Thursday, 27 January 2005

mao ii

My fourth Don DeLillo; only The Names to go. He's not a favorite but he merits my reading.

"Mao regarded armed struggle as the final and greatest action of human consciousness." With his apparently usual prescience, DeLillo discusses terrorism and the novel, how terrorism speaks to the masses more than the novel. Someone lives in sight of the World Trade Center.

gym

Precor Elliptical, 30' @ 20/20 incline and 12/20 resistance, 25' with two 2-lb. handweights, only 3818 strides, 408 calories, and average spm 127+.

Some weights: chest press, fly, row, lat pulldown.

100 crunches on the ramp.

Then I ate a salad, I was going to say bigger than my head, but bigger than my foot, at Whole Foods, while reading Lonesome Rangers. I love me some John Leonard. Most people who make me feel unread aren't good reads because I'm intimidated or they're off-putting (or b because a, of course).
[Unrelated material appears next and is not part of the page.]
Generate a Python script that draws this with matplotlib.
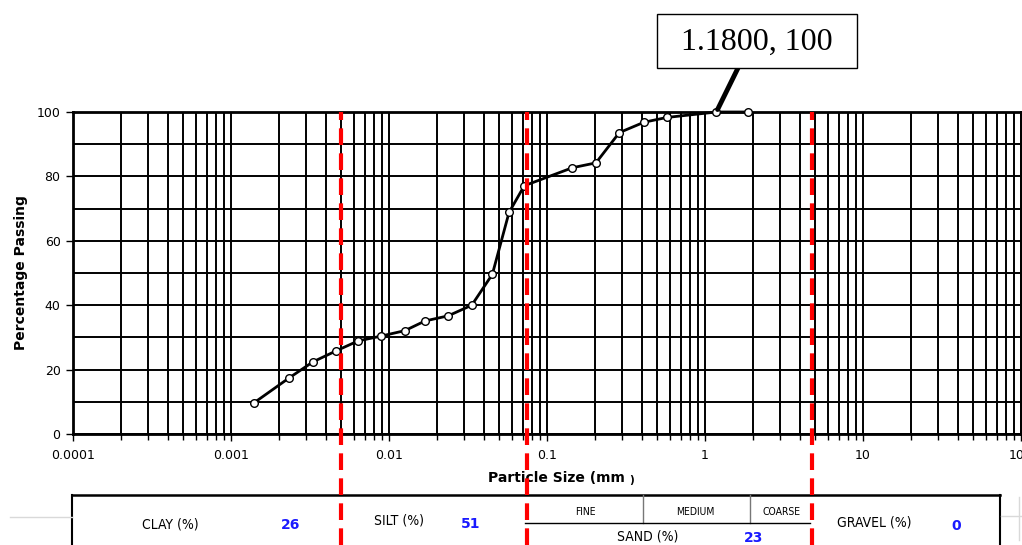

John Leonard is an exception, so far the exception.

pam houston

Okay, I got over my exasperation with the one woman kicking herself in the head with a cowboy boot theme of most of the stories in Cowboys Are My Weakness because now I have heard and met Pam Houston, heard her read from Sight Hound, which I'm reading despite its plot focus being canine mortality, and met her at a friend of a daughter of a friend of a friend's house. Or something. Kal belongs to a book group that her aunt has been part of since its inception, and the daughter of one of its members knows Pam Houston, having met her at a Tattered Cover workshop almost a decade ago.

After the reading at the bookstore, about which I kept forgetting to email Scarf, who is starting a neighborhood bookclub with Cowboys, a mass of people descended on the book group member's daughter's/friend of Pam Houston's house for a cocktail reception. Which factored into why I omitted to tell Scarf about it: I was going to be in two new situations myself, Kal's book group and the thrice-removed friend's house, and Scarf deserves a lot more credit for keeping her head afloat than my considering only that it was deep enough water on my own. And I even wasn't on my own.

Pam--can I call her Pam, having been introduced to her? Houston sounds so cold--read bits from Sight Hound, which has 12 voices, nine human, two canine, and one feline. It was on the strength of the feline chapter that I decided to read the novel, and I hope I hear it as I read in Pam's voice, because it was damn funny. Yes, the cat, and not the first dog (she read another, more canine-sounding, dog's part after I had the book in my own paw). The dog is a charming character, but he didn't sound very canine, whereas the cat's thorough cattiness cracked me up.

Pam said she spends a lot of time thinking about what her dogs might be thinking about, which pleases me. I said to Kal's aunt that the one voice the book is missing is the parrot's. There is no parrot, which is a common fault in literature. The aunt, who will also need an alias, and her husband, and more the husband, are owned by a greenwing macaw. (This made Kal very easy to break in, as far as the eccentricities of my own household go.) I spend a lot of time thinking about what Blake might be thinking about myself, and I wonder if I could tell a story from his point of view. I read a translation of a dog barking, approximately, "Oh wow, I'm a dog! Look at me, I'm still a dog! Yea, a dog! I'm a dog I'm a dog yippee." It must have been a golden retriever speaking.

Blake is extremely sweet and self-centered and likes things to be Just So, like Junket, and I severely doubt that any attempt I made to get into his head could be amusing to anyone but me, and to me only if I could stop nattering enough to let him be heard.

Speaking of Blake, as of course I was, we were reading and having our heads pet and preening when he dropped an ordinary gray contour feather, probably from his shoulder by the look of it. We watched it fall and he resumed preening. Then when he scratched his head, a crest feather fell out, not one of the tall ones but one of the wide ones that give it body, asymmetrically vaned with discrete barbs. That one he seemed to want, maybe because I pounced on it, maybe because it's funner to run your beak up and down an inch-long rachis with some spine (metaphorically speaking) to it than a round contour feather almost without structure. The rule is that once it's out of his body, it's not his anymore--this counts for poop too, and yes, we elect to interpret his not wanting to have his tail or feet touched or be otherwise disturbed as poop-possessiveness--so now I own it. Just a few minutes later a center tail feather nearly detached, and I gave it the slightest of tugs to disengage it. Blake is nine and I have never given his feathers away and I think I have fewer perfect tail feathers from him than I have from Percy, whose (much prettier) tail feathers I would often give away and who lived only to 2.5. Mine.